_PROVIDED DATA:_
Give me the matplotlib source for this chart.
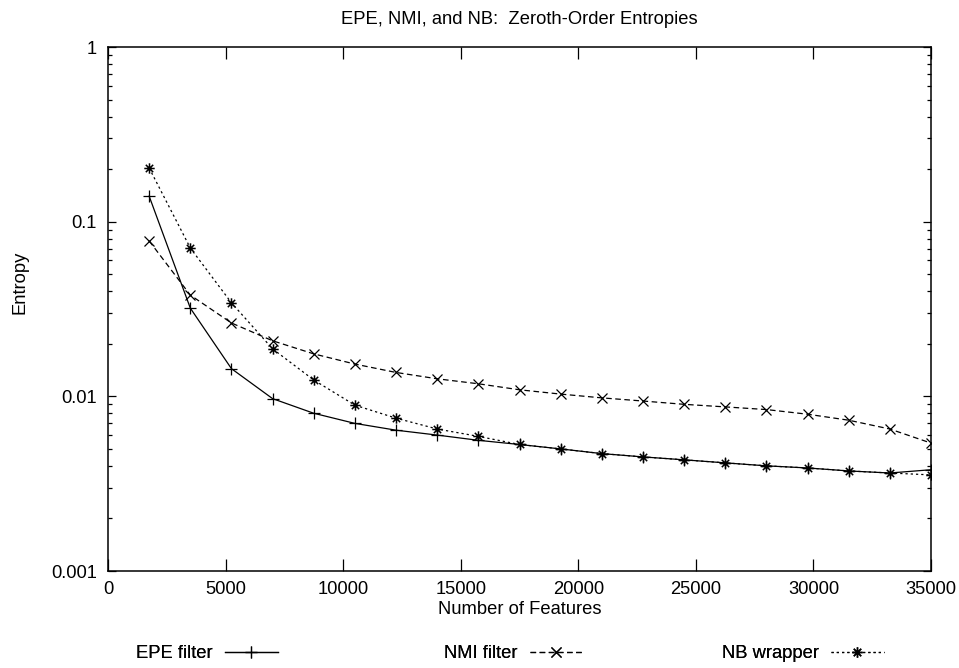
import matplotlib
matplotlib.use("Agg")
import matplotlib.pyplot as plt
from matplotlib.path import Path
import numpy as np

plt.rcParams['font.family'] = ['Liberation Sans', 'DejaVu Sans']

features = [1750, 3500, 5250, 7000, 8750, 10500, 12250, 14000, 15750, 17500,
            19250, 21000, 22750, 24500, 26250, 28000, 29750, 31500, 33250, 35000]
epe_filter = [0.140, 0.032, 0.0144, 0.0097, 0.0080, 0.0070, 0.0064, 0.0060, 0.0056, 0.0053,
              0.0050, 0.0047, 0.0045, 0.00433, 0.00416, 0.0040, 0.00389, 0.00374, 0.00364, 0.0038]
nmi_filter = [0.0776, 0.038, 0.0263, 0.0208, 0.0175, 0.0153, 0.0137, 0.0126, 0.0118, 0.0109,
              0.0103, 0.0098, 0.0094, 0.0090, 0.0087, 0.0084, 0.0079, 0.0073, 0.0065, 0.0054]
nb_wrapper = [0.203, 0.0707, 0.0343, 0.0187, 0.0124, 0.0089, 0.0075, 0.0065, 0.0059, 0.0053,
              0.0050, 0.0047, 0.0045, 0.00433, 0.00416, 0.0040, 0.00389, 0.00374, 0.00364, 0.00355]

series_labels = ["EPE filter", "NMI filter", "NB wrapper"]
title = "EPE, NMI, and NB:  Zeroth-Order Entropies"
x_ticks = [0, 5000, 10000, 15000, 20000, 25000, 30000, 35000]
y_ticks = [0.001, 0.01, 0.1, 1]
y_tick_labels = ["0.001", "0.01", "0.1", "1"]

W, H = 959, 668
fig = plt.figure(figsize=(W / 100, H / 100), dpi=100)
L, R, T, B = 108, 931, 47, 571
ax = fig.add_axes([L / W, 1 - B / H, (R - L) / W, (B - T) / H])

# gnuplot style asterisk marker (+ and x combined)
s = 0.7071
star_path = Path(
    [(-1, 0), (1, 0), (0, -1), (0, 1), (-s, -s), (s, s), (-s, s), (s, -s)],
    [Path.MOVETO, Path.LINETO] * 4)

lw = 0.9
l1, = ax.plot(features, epe_filter, color='black', lw=lw, marker='+', ms=8.5,
              mew=0.9, label=series_labels[0])
l2, = ax.plot(features, nmi_filter, color='black', lw=lw, marker='x', ms=6.5,
              mew=0.9, dashes=(4.5, 2.8), label=series_labels[1])
l3, = ax.plot(features, nb_wrapper, color='black', lw=lw, marker=star_path, ms=7.5,
              mew=1.1, mfc='none', dashes=(1.8, 2.4), label=series_labels[2])

ax.set_yscale('log')
ax.set_xlim(0, 35000)
ax.set_ylim(0.001, 1)
ax.set_xticks(x_ticks)
ax.set_xticklabels([str(v) for v in x_ticks])
ax.set_yticks(y_ticks)
ax.set_yticklabels(y_tick_labels)
ax.yaxis.set_minor_locator(matplotlib.ticker.LogLocator(base=10, subs=np.arange(2, 10)))
ax.yaxis.set_minor_formatter(matplotlib.ticker.NullFormatter())

fs = 13.2
ax.tick_params(axis='x', which='major', direction='in', length=8.5, width=0.9,
               top=True, bottom=True, labelsize=fs, pad=7.5)
ax.tick_params(axis='y', which='major', direction='in', length=5.8, width=0.9,
               left=True, right=True, labelsize=fs, pad=8)
ax.tick_params(axis='y', which='minor', direction='in', length=3.0, width=0.9,
               left=True, right=True)
for sp in ax.spines.values():
    sp.set_linewidth(1.1)

ax.set_xlabel("Number of Features", fontsize=fs)
ax.xaxis.label.set_va('center')
ax.xaxis.set_label_coords(0.5, -(610 - B) / (B - T))
ax.set_ylabel("Entropy", fontsize=fs)
ax.yaxis.label.set_va('center')
ax.yaxis.set_label_coords(-(L - 20) / (R - L), (B - 282) / (B - T))

fig.text(519 / W, 1 - 20 / H, title, ha='center', va='center', fontsize=fs)

# gnuplot-style legends along the bottom
leg_ends = [278, 583, 884]
for line, xe in zip([l1, l2, l3], leg_ends):
    lg = fig.legend(handles=[line], loc='center right',
                    bbox_to_anchor=(xe / W, 1 - 654 / H), bbox_transform=fig.transFigure,
                    markerfirst=False, frameon=False, fontsize=fs, handlelength=2.9,
                    handletextpad=0.65, borderpad=0, borderaxespad=0, numpoints=1)
    fig.add_artist(lg)

fig.savefig("out.png", dpi=100)
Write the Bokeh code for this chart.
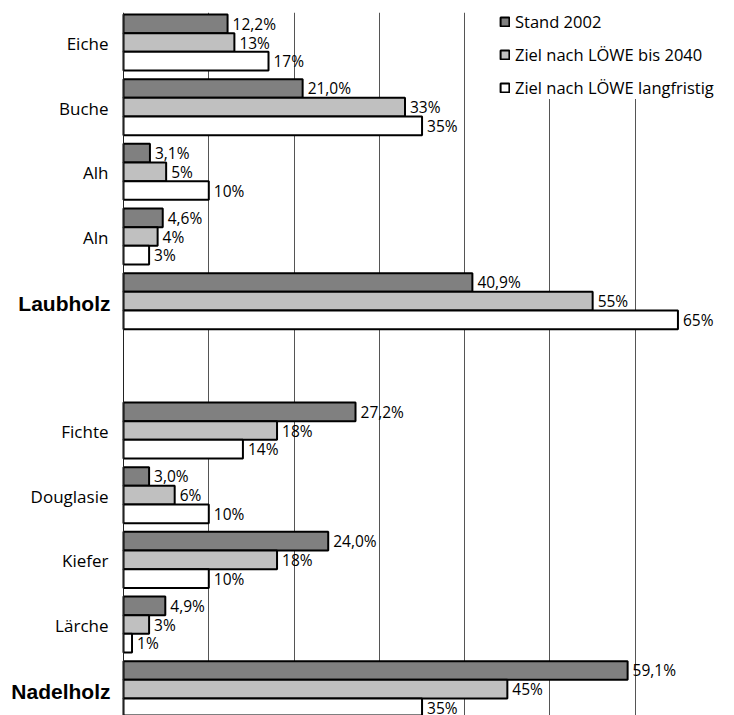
from bokeh.plotting import figure
from bokeh.models import Range1d, FixedTicker, Legend, LegendItem, Span
from bokeh.embed import file_html
from bokeh.resources import INLINE
from bokeh.core.properties import value

# ---- data -----------------------------------------------------------
categories = ["Eiche", "Buche", "Alh", "Aln", "Laubholz",
              "Fichte", "Douglasie", "Kiefer", "Lärche", "Nadelholz"]
totals = ["Laubholz", "Nadelholz"]
group_sizes = [5, 5]
stand_2002 = [12.2, 21.0, 3.1, 4.6, 40.9, 27.2, 3.0, 24.0, 4.9, 59.1]
ziel_2040 = [13, 33, 5, 4, 55, 18, 6, 18, 3, 45]
ziel_langfristig = [17, 35, 10, 3, 65, 14, 10, 10, 1, 35]
series_names = ["Stand 2002", "Ziel nach LÖWE bis 2040", "Ziel nach LÖWE langfristig"]
grid_ticks = [10, 20, 30, 40, 50, 60]

# ---- layout helpers ---------------------------------------------------
slots = []
pos = 0
for n in group_sizes:
    for _ in range(n):
        slots.append(pos)
        pos += 1
    pos += 1  # empty slot between groups

BAR_H = 0.289
offsets = [-BAR_H, 0.0, BAR_H]
fills = ["#808080", "#c0c0c0", "#ffffff"]
FONT = "Open Sans"

p = figure(width=734, height=715, output_backend="svg", toolbar_location=None,
           x_range=Range1d(-14.42, 71.63), y_range=Range1d(10.407, -0.464),
           x_axis_location=None, y_axis_location=None,
           min_border_left=0, min_border_right=0,
           min_border_top=12, min_border_bottom=0)
p.outline_line_color = None
p.background_fill_color = "white"

p.xgrid.ticker = FixedTicker(ticks=grid_ticks)
p.xgrid.grid_line_color = "#555555"
p.xgrid.grid_line_width = 1
p.ygrid.visible = False

p.add_layout(Span(location=0, dimension="height", line_color="#222222", line_width=1))

series = [stand_2002, ziel_2040, ziel_langfristig]
renderers = []
for k, vals in enumerate(series):
    ys = [s + offsets[k] for s in slots]
    r = p.hbar(y=ys, left=0, right=vals, height=BAR_H, fill_color=fills[k],
               line_color="black", line_width=2)
    renderers.append(r)
    if k == 0:
        labels = [(f"{v:.1f}".replace(".", ",") + "%") for v in vals]
    else:
        labels = [f"{v:.0f}%" for v in vals]
    p.text(x=vals, y=ys, text=labels, x_offset=5, y_offset=0,
           text_baseline="middle", text_align="left",
           text_font=value(FONT), text_font_size="15.5px", text_color="black")

reg_names = [c for c in categories if c not in totals]
reg_y = [s for c, s in zip(categories, slots) if c not in totals]
tot_names = [c for c in categories if c in totals]
tot_y = [s for c, s in zip(categories, slots) if c in totals]

p.text(x=[0] * len(reg_names), y=reg_y, text=reg_names, x_offset=-15, y_offset=1,
       text_align="right", text_baseline="middle", text_font=value(FONT),
       text_font_size="17px", text_color="black")
p.text(x=[0] * len(tot_names), y=tot_y, text=tot_names, x_offset=-13, y_offset=2,
       text_align="right", text_baseline="middle", text_font=value("Liberation Sans"),
       text_font_style="bold", text_font_size="21px", text_color="black")

legend = Legend(items=[LegendItem(label=n, renderers=[r]) for n, r in zip(series_names, renderers)],
                location=(499, 616), orientation="vertical", padding=0, margin=0,
                spacing=10, glyph_width=11, glyph_height=11, label_standoff=5,
                label_height=20, label_text_font=FONT, label_text_font_size="16.5px",
                label_text_color="black",
                border_line_color=None, background_fill_color="white",
                background_fill_alpha=1.0)
p.add_layout(legend)

open("out.html", "w").write(file_html(p, INLINE))
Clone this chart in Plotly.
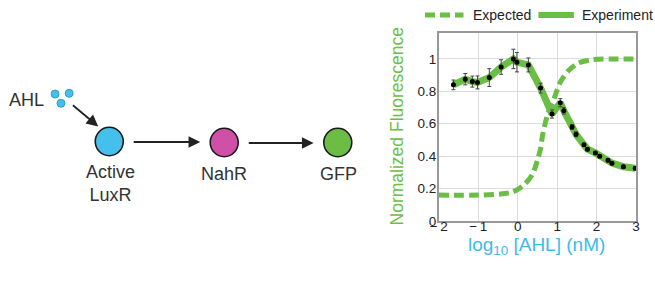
import plotly.graph_objects as go

# ---------------- data ----------------
exp_x = [-1.63, -1.33, -1.15, -1.02, -0.72, -0.42, -0.11, -0.02, 0.27, 0.58, 0.87,
         1.08, 1.17, 1.38, 1.48, 1.68, 1.77, 1.97, 2.08, 2.29, 2.39, 2.68, 2.98]
exp_y = [0.84, 0.875, 0.86, 0.855, 0.885, 0.95, 1.0, 0.98, 0.963, 0.82, 0.66,
         0.73, 0.68, 0.58, 0.535, 0.47, 0.443, 0.42, 0.40, 0.375, 0.357, 0.335, 0.325]
exp_err = [0.03, 0.035, 0.034, 0.04, 0.055, 0.045, 0.06, 0.06, 0.043, 0.03, 0.025,
           0.025, 0.02, 0.015, 0.015, 0.01, 0.01, 0.01, 0.01, 0.01, 0.01, 0.01, 0.01]

pred_x = [-2.0, -1.0, -0.42, -0.12, 0.17, 0.38, 0.5, 0.58, 0.63, 0.75, 0.92,
          1.08, 1.29, 1.54, 1.92, 2.5, 3.0]
pred_y = [0.16, 0.16, 0.167, 0.18, 0.225, 0.29, 0.375, 0.446, 0.528, 0.65, 0.754,
          0.857, 0.928, 0.975, 0.996, 1.0, 1.0]

x_tickvals = [-2, -1, 0, 1, 2, 3]
x_ticktext = ["\u2212\u20092", "\u2212\u20091", "0", "1", "2", "3"]
y_tickvals = [0, 0.2, 0.4, 0.6, 0.8, 1.0]

series_names = ["Expected", "Experiment"]

# diagram (pixel coordinates in the left panel)
node_names = ["Active<br>LuxR", "NahR", "GFP"]
node_x = [101.7, 218.3, 333.5]
node_y = [141.5, 142.5, 142.5]
node_colors = ["#45c0ec", "#d04fa7", "#6cbd45"]
ahl_dot_x = [46.7, 61.0, 52.7]
ahl_dot_y = [94.0, 93.3, 103.3]

GREEN = "#6abd45"
CYAN = "#3dbbe9"
FONT = "Arial, Liberation Sans, sans-serif"
PRED_DASH = "10px,5px"

fig = go.Figure()

fig.add_trace(go.Scatter(
    x=pred_x, y=pred_y, mode="lines", name=series_names[0], showlegend=False,
    line=dict(color=GREEN, width=5, dash=PRED_DASH, shape="spline", smoothing=0.8),
))
fig.add_trace(go.Scatter(
    x=exp_x, y=exp_y, mode="lines", name=series_names[1], showlegend=False,
    line=dict(color=GREEN, width=7),
))
fig.add_trace(go.Scatter(
    x=exp_x, y=exp_y, mode="markers", showlegend=False, name=series_names[1],
    marker=dict(color="black", size=5),
    error_y=dict(type="data", array=exp_err, color="#444", thickness=1, width=2),
))

W, H = 655, 283
ML, MR, MT, MB = 0, 19, 33, 62
PW = W - ML - MR          # 636
PH = H - MT - MB          # 188
plot_left_px = 436
diag_right_px = 375


def px_x(p):
    return (p - ML) / PW


def px_y(p):
    return (MT + PH - p) / PH


fig.update_layout(
    width=W, height=H,
    margin=dict(l=ML, r=MR, t=MT, b=MB),
    paper_bgcolor="white", plot_bgcolor="white",
    font=dict(family=FONT, size=13, color="#222"),
    xaxis=dict(domain=[plot_left_px / PW, 1], range=[-2, 3],
               tickvals=x_tickvals, ticktext=x_ticktext,
               showgrid=True, gridcolor="#dcdcdc", gridwidth=1,
               showline=True, linecolor="#999", linewidth=1.5, mirror=True,
               zeroline=False, ticks="", ticklabelstandoff=-8,
               tickfont=dict(size=13.5, color="#222")),
    yaxis=dict(domain=[0, 1], range=[0, 1.16],
               tickvals=y_tickvals,
               showgrid=True, gridcolor="#dcdcdc", gridwidth=1,
               showline=True, linecolor="#999", linewidth=1.5, mirror=True,
               zeroline=False, ticks="", ticklabelstandoff=-2,
               tickfont=dict(size=13.5, color="#222")),
    xaxis2=dict(domain=[0, diag_right_px / PW], range=[0, diag_right_px],
                visible=False, anchor="y2"),
    yaxis2=dict(domain=[0, 1], range=[MT + PH, MT], visible=False, anchor="x2"),
    showlegend=False,
)

shapes = []
annotations = []
# nodes
for cx, cy, col in zip(node_x, node_y, node_colors):
    r = 14.2
    shapes.append(dict(type="circle", xref="x2", yref="y2",
                       x0=cx - r, x1=cx + r, y0=cy - r, y1=cy + r,
                       fillcolor=col, line=dict(color="#1a1a1a", width=1.6)))
for cx, cy in zip(ahl_dot_x, ahl_dot_y):
    r = 4.0
    shapes.append(dict(type="circle", xref="x2", yref="y2",
                       x0=cx - r, x1=cx + r, y0=cy - r, y1=cy + r,
                       fillcolor="#45c0ec", line=dict(color="#2a9fc9", width=1)))

# labels
annotations.append(dict(xref="x2", yref="y2", x=node_x[0] + 1, y=183, text=node_names[0],
                        showarrow=False, font=dict(size=18, color="#333"),
                        align="center"))
annotations.append(dict(xref="x2", yref="y2", x=node_x[1], y=174, text=node_names[1],
                        showarrow=False, font=dict(size=18, color="#333")))
annotations.append(dict(xref="x2", yref="y2", x=node_x[2] + 1, y=174, text=node_names[2],
                        showarrow=False, font=dict(size=18, color="#333")))
annotations.append(dict(xref="x2", yref="y2", x=18, y=100, text="AHL", xanchor="center",
                        showarrow=False, font=dict(size=18, color="#333")))

# arrows
arrow_specs = [((63.3, 104.0), (90.5, 126.5)),
               ((125.0, 142.0), (194.0, 142.0)),
               ((241.7, 143.0), (309.0, 143.0))]
for (tx, ty), (hx, hy) in arrow_specs:
    annotations.append(dict(xref="x2", yref="y2", axref="x2", ayref="y2",
                            x=hx, y=hy, ax=tx, ay=ty, text="", showarrow=True,
                            arrowhead=2, arrowsize=1.3, arrowwidth=1.8,
                            arrowcolor="#222", standoff=0, startstandoff=0))

# legend (drawn manually for exact placement)
leg_y = 15
shapes.append(dict(type="line", xref="paper", yref="paper",
                   x0=px_x(422), x1=px_x(461), y0=px_y(leg_y), y1=px_y(leg_y),
                   line=dict(color=GREEN, width=5, dash=PRED_DASH)))
shapes.append(dict(type="line", xref="paper", yref="paper",
                   x0=px_x(537), x1=px_x(573), y0=px_y(leg_y), y1=px_y(leg_y),
                   line=dict(color=GREEN, width=6)))
annotations.append(dict(xref="paper", yref="paper", x=px_x(469), y=px_y(leg_y),
                        text=series_names[0], showarrow=False, xanchor="left",
                        yanchor="middle", font=dict(size=14, color="#222")))
annotations.append(dict(xref="paper", yref="paper", x=px_x(579), y=px_y(leg_y),
                        text=series_names[1], showarrow=False, xanchor="left",
                        yanchor="middle", font=dict(size=14, color="#222")))

# axis titles
annotations.append(dict(xref="paper", yref="paper", x=px_x(394), y=px_y(126),
                        text="Normalized Fluorescence", textangle=-90, showarrow=False,
                        font=dict(size=17.5, color="#6cbf44"),
                        xanchor="center", yanchor="middle"))
annotations.append(dict(xref="paper", yref="paper", x=px_x(535), y=px_y(246),
                        text="log<sub>10</sub> [AHL] (nM)", showarrow=False,
                        font=dict(size=19, color=CYAN),
                        xanchor="center", yanchor="middle"))

fig.update_layout(shapes=shapes, annotations=annotations)

fig.write_html("out.html")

_TASK GOAL:_ Without the pictures, copy the entries from their first line through the line containing "[Path.MOVETO, Path.LINETO] * 4)", and only those lines.

_FULL RESPONSE:_
Give me the matplotlib source for this chart.
import matplotlib
matplotlib.use("Agg")
import matplotlib.pyplot as plt
from matplotlib.path import Path
import numpy as np

plt.rcParams['font.family'] = ['Liberation Sans', 'DejaVu Sans']

features = [1750, 3500, 5250, 7000, 8750, 10500, 12250, 14000, 15750, 17500,
            19250, 21000, 22750, 24500, 26250, 28000, 29750, 31500, 33250, 35000]
epe_filter = [0.140, 0.032, 0.0144, 0.0097, 0.0080, 0.0070, 0.0064, 0.0060, 0.0056, 0.0053,
              0.0050, 0.0047, 0.0045, 0.00433, 0.00416, 0.0040, 0.00389, 0.00374, 0.00364, 0.0038]
nmi_filter = [0.0776, 0.038, 0.0263, 0.0208, 0.0175, 0.0153, 0.0137, 0.0126, 0.0118, 0.0109,
              0.0103, 0.0098, 0.0094, 0.0090, 0.0087, 0.0084, 0.0079, 0.0073, 0.0065, 0.0054]
nb_wrapper = [0.203, 0.0707, 0.0343, 0.0187, 0.0124, 0.0089, 0.0075, 0.0065, 0.0059, 0.0053,
              0.0050, 0.0047, 0.0045, 0.00433, 0.00416, 0.0040, 0.00389, 0.00374, 0.00364, 0.00355]

series_labels = ["EPE filter", "NMI filter", "NB wrapper"]
title = "EPE, NMI, and NB:  Zeroth-Order Entropies"
x_ticks = [0, 5000, 10000, 15000, 20000, 25000, 30000, 35000]
y_ticks = [0.001, 0.01, 0.1, 1]
y_tick_labels = ["0.001", "0.01", "0.1", "1"]

W, H = 959, 668
fig = plt.figure(figsize=(W / 100, H / 100), dpi=100)
L, R, T, B = 108, 931, 47, 571
ax = fig.add_axes([L / W, 1 - B / H, (R - L) / W, (B - T) / H])

# gnuplot style asterisk marker (+ and x combined)
s = 0.7071
star_path = Path(
    [(-1, 0), (1, 0), (0, -1), (0, 1), (-s, -s), (s, s), (-s, s), (s, -s)],
    [Path.MOVETO, Path.LINETO] * 4)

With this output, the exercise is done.